GIVEN EXERCISE:
Produce an exact copy of the lines below that run from the line containing "Generate a component" to the line containing "const yMax = 0.68;", inclusive; any picture is omitted.
## Start EXERCISE MATERIALS
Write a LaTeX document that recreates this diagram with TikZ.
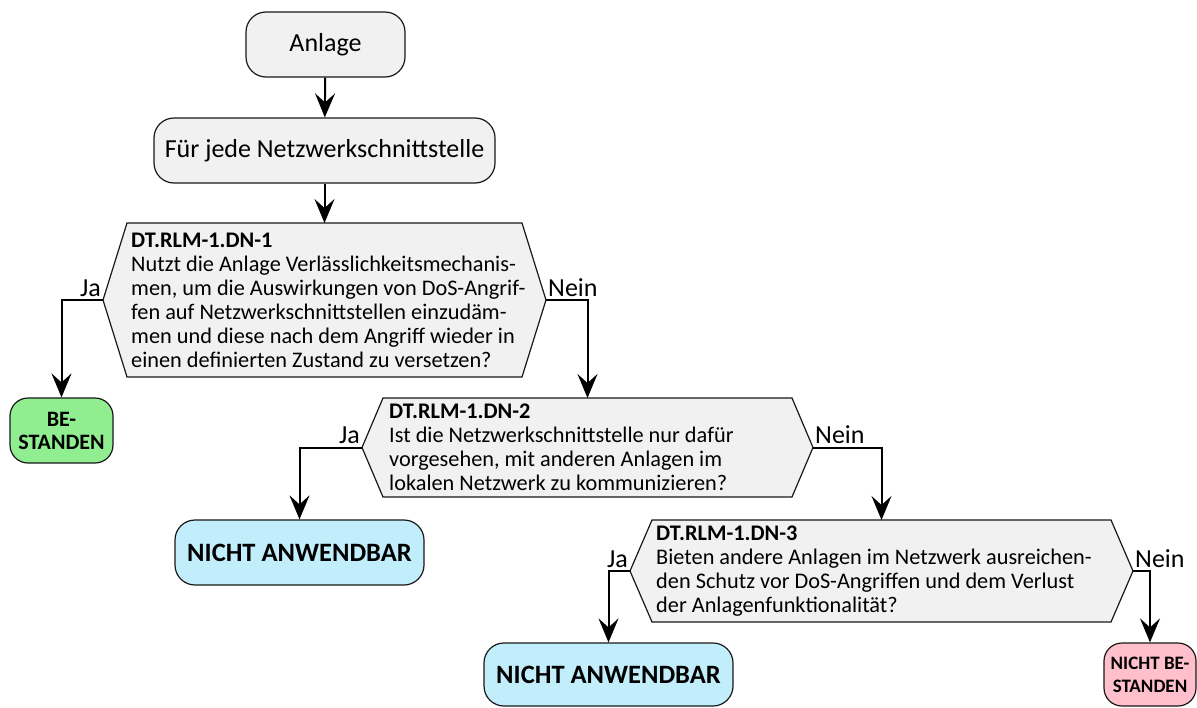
## End EXERCISE MATERIALS
## Start EXERCISE MATERIALS
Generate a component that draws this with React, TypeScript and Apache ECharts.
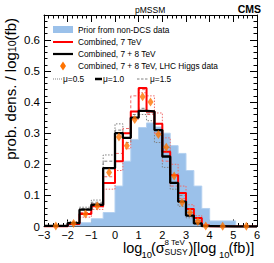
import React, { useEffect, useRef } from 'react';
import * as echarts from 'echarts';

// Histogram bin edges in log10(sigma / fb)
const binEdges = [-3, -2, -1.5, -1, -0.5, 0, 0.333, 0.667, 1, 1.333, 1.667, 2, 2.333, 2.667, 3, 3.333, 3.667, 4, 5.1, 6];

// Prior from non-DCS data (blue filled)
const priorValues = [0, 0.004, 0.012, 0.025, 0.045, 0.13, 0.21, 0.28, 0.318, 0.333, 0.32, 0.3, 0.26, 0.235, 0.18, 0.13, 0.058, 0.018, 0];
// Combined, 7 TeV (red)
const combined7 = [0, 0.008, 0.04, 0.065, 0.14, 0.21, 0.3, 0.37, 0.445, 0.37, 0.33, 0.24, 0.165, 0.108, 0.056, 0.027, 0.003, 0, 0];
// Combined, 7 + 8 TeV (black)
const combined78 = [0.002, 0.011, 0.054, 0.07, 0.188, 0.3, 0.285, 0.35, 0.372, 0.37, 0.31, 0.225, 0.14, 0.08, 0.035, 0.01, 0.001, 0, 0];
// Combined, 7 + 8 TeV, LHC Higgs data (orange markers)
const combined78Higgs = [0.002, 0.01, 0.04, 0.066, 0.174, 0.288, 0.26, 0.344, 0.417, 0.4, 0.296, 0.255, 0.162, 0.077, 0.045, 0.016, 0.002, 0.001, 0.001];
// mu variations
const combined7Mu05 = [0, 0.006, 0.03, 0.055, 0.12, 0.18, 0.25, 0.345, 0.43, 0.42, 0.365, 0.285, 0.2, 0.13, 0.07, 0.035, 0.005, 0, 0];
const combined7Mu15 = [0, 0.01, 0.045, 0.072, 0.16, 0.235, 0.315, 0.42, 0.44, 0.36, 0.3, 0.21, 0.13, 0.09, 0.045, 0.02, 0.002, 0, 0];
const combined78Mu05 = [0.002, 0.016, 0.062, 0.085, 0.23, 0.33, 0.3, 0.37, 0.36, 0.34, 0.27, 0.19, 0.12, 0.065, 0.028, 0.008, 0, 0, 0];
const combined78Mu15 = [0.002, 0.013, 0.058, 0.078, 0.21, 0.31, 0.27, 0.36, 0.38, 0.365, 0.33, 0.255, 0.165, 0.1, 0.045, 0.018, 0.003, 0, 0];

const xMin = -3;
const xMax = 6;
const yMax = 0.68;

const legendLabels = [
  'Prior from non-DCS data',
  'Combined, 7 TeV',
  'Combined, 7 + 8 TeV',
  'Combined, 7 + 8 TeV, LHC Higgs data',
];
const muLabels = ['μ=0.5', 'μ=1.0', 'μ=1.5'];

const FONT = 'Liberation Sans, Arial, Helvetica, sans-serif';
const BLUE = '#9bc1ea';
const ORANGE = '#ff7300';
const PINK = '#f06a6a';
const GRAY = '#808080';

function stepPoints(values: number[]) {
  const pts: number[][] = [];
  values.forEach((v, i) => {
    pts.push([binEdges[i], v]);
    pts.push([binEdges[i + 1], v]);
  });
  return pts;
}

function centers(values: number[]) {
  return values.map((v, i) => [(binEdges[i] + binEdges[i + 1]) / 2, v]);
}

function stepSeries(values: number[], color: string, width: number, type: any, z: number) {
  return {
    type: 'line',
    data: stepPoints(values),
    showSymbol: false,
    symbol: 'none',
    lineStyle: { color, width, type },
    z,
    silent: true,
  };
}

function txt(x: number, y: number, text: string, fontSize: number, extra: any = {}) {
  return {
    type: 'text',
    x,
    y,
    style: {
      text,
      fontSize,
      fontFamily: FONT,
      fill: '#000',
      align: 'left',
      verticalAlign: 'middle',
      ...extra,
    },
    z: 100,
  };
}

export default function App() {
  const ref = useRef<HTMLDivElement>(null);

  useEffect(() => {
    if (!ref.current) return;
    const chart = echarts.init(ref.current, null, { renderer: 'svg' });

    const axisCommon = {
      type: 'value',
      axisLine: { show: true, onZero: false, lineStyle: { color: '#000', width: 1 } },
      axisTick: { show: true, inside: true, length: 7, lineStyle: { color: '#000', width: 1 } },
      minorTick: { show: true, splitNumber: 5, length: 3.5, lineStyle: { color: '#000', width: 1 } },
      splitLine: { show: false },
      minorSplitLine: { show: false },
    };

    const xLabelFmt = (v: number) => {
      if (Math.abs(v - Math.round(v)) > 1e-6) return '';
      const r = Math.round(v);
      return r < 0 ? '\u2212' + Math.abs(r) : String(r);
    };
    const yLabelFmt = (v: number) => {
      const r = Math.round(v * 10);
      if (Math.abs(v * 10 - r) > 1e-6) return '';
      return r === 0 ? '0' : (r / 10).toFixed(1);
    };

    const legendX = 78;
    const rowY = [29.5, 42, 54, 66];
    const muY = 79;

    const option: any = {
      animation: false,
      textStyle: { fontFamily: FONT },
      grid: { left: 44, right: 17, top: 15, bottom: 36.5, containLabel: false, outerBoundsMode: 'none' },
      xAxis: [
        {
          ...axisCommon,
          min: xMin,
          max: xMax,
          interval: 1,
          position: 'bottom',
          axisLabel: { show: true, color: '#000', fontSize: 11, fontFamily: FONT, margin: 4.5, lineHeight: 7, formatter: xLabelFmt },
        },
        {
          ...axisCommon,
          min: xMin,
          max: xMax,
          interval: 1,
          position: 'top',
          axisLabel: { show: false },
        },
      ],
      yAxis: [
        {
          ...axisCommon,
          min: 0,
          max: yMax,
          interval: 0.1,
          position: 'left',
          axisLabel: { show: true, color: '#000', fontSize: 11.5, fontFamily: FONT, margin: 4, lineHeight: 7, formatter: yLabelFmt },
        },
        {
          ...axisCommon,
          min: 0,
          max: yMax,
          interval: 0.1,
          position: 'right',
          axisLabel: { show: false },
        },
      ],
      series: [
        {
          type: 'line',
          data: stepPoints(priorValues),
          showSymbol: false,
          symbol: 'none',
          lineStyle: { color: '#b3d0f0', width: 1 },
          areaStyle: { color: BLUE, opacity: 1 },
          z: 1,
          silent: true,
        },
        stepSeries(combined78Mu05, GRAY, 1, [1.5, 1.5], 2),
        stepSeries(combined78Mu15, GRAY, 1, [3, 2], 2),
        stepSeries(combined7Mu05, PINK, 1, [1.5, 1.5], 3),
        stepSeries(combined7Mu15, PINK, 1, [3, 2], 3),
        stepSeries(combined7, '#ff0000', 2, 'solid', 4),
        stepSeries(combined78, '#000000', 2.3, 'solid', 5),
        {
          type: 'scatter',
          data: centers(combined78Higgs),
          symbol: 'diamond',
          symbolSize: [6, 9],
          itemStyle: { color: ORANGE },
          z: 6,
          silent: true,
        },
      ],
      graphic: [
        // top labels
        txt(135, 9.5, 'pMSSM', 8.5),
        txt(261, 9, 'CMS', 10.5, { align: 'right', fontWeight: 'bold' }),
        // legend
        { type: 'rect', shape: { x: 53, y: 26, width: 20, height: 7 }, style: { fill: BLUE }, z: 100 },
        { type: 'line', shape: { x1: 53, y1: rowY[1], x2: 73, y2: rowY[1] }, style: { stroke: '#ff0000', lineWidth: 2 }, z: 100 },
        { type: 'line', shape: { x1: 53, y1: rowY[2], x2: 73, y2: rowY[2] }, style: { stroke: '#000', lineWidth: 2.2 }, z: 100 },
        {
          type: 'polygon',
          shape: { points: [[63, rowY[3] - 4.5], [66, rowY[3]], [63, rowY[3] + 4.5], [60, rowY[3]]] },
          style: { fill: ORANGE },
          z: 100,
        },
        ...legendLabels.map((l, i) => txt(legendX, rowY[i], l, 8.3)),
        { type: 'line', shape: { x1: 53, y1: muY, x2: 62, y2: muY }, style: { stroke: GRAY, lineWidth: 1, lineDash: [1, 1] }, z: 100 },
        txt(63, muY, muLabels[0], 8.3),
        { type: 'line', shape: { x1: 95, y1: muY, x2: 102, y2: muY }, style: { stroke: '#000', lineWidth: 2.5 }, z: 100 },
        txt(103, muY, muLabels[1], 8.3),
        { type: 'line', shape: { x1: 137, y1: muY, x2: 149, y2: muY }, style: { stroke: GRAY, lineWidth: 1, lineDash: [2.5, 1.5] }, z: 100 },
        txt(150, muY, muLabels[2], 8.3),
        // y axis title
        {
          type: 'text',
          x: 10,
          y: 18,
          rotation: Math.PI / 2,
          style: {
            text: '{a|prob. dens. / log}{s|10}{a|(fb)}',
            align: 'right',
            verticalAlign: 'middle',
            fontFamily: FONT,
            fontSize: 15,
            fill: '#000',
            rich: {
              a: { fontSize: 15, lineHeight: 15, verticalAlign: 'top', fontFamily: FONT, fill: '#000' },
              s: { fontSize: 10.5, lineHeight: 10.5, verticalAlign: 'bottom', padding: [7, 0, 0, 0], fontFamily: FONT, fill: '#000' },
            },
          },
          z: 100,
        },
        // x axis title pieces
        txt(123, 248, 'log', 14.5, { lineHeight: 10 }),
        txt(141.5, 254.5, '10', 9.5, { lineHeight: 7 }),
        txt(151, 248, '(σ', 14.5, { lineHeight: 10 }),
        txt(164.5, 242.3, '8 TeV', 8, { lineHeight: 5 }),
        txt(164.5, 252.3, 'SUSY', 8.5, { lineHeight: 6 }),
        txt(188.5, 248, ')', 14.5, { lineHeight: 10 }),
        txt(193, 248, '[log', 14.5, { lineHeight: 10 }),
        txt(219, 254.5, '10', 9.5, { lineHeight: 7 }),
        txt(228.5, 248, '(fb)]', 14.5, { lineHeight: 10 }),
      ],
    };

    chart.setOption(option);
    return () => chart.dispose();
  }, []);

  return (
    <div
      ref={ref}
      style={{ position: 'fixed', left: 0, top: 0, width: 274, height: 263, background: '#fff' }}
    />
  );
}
## End EXERCISE MATERIALS
WRITTEN SOLUTION:
Generate a component that draws this with React, TypeScript and Apache ECharts.
import React, { useEffect, useRef } from 'react';
import * as echarts from 'echarts';

// Histogram bin edges in log10(sigma / fb)
const binEdges = [-3, -2, -1.5, -1, -0.5, 0, 0.333, 0.667, 1, 1.333, 1.667, 2, 2.333, 2.667, 3, 3.333, 3.667, 4, 5.1, 6];

// Prior from non-DCS data (blue filled)
const priorValues = [0, 0.004, 0.012, 0.025, 0.045, 0.13, 0.21, 0.28, 0.318, 0.333, 0.32, 0.3, 0.26, 0.235, 0.18, 0.13, 0.058, 0.018, 0];
// Combined, 7 TeV (red)
const combined7 = [0, 0.008, 0.04, 0.065, 0.14, 0.21, 0.3, 0.37, 0.445, 0.37, 0.33, 0.24, 0.165, 0.108, 0.056, 0.027, 0.003, 0, 0];
// Combined, 7 + 8 TeV (black)
const combined78 = [0.002, 0.011, 0.054, 0.07, 0.188, 0.3, 0.285, 0.35, 0.372, 0.37, 0.31, 0.225, 0.14, 0.08, 0.035, 0.01, 0.001, 0, 0];
// Combined, 7 + 8 TeV, LHC Higgs data (orange markers)
const combined78Higgs = [0.002, 0.01, 0.04, 0.066, 0.174, 0.288, 0.26, 0.344, 0.417, 0.4, 0.296, 0.255, 0.162, 0.077, 0.045, 0.016, 0.002, 0.001, 0.001];
// mu variations
const combined7Mu05 = [0, 0.006, 0.03, 0.055, 0.12, 0.18, 0.25, 0.345, 0.43, 0.42, 0.365, 0.285, 0.2, 0.13, 0.07, 0.035, 0.005, 0, 0];
const combined7Mu15 = [0, 0.01, 0.045, 0.072, 0.16, 0.235, 0.315, 0.42, 0.44, 0.36, 0.3, 0.21, 0.13, 0.09, 0.045, 0.02, 0.002, 0, 0];
const combined78Mu05 = [0.002, 0.016, 0.062, 0.085, 0.23, 0.33, 0.3, 0.37, 0.36, 0.34, 0.27, 0.19, 0.12, 0.065, 0.028, 0.008, 0, 0, 0];
const combined78Mu15 = [0.002, 0.013, 0.058, 0.078, 0.21, 0.31, 0.27, 0.36, 0.38, 0.365, 0.33, 0.255, 0.165, 0.1, 0.045, 0.018, 0.003, 0, 0];

const xMin = -3;
const xMax = 6;
const yMax = 0.68;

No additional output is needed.